Short task:
Among the lines below, list those containing the string "with".
++++ Data segment ++++
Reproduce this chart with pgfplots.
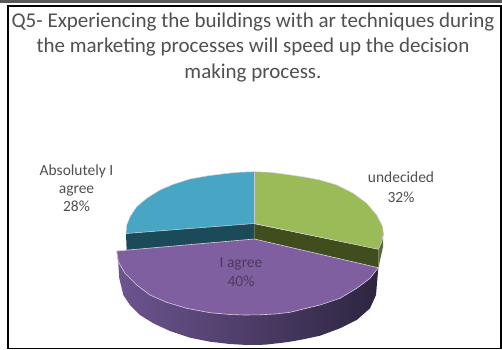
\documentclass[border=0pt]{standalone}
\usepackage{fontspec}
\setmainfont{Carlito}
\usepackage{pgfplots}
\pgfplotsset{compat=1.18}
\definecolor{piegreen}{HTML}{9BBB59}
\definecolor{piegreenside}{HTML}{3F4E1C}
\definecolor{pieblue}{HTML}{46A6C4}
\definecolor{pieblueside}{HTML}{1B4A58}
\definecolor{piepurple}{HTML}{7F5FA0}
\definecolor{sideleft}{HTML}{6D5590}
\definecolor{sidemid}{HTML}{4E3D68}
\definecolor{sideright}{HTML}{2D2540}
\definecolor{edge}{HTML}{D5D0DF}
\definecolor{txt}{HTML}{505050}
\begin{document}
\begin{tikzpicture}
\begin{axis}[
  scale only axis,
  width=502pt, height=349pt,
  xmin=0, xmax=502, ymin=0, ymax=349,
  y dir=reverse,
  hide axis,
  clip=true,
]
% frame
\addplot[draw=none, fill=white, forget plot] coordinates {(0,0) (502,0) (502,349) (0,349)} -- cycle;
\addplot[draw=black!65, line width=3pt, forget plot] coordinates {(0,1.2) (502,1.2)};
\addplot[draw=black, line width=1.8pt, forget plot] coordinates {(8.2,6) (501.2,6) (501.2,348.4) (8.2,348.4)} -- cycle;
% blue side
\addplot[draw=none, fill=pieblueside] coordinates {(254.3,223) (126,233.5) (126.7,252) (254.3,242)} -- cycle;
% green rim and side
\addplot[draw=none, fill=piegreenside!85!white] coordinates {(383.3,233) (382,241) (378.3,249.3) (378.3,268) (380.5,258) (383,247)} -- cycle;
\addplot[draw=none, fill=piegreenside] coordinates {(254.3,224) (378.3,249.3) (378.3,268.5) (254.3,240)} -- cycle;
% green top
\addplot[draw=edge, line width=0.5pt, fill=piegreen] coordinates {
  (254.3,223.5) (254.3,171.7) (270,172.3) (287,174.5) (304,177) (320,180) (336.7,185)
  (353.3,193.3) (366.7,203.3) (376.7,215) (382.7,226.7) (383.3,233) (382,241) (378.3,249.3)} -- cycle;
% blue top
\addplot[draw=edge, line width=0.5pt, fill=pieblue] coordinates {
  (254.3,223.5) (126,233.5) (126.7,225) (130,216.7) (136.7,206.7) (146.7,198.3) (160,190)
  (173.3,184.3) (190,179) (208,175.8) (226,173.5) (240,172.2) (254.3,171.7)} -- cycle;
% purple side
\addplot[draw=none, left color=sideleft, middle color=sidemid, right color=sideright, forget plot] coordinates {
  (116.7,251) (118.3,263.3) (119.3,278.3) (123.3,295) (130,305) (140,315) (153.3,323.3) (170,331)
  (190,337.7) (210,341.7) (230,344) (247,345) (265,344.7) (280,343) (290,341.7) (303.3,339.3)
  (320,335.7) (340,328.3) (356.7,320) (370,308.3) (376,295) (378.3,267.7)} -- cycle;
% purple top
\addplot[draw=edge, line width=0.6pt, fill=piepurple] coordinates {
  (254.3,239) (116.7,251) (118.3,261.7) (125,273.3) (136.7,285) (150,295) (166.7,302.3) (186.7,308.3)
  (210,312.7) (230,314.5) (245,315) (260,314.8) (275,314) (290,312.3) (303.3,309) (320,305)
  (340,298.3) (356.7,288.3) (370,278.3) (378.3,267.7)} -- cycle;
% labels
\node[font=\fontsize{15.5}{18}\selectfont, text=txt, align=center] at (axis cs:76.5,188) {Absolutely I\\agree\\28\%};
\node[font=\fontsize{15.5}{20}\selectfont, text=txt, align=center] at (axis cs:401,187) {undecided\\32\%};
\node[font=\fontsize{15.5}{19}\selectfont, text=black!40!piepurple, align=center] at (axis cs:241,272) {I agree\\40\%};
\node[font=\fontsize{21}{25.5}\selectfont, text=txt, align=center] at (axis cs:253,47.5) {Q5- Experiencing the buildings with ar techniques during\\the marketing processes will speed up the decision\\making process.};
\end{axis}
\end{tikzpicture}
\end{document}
++++
Reply to the exercise:
Reproduce this chart with pgfplots.
\node[font=\fontsize{21}{25.5}\selectfont, text=txt, align=center] at (axis cs:253,47.5) {Q5- Experiencing the buildings with ar techniques during\\the marketing processes will speed up the decision\\making process.};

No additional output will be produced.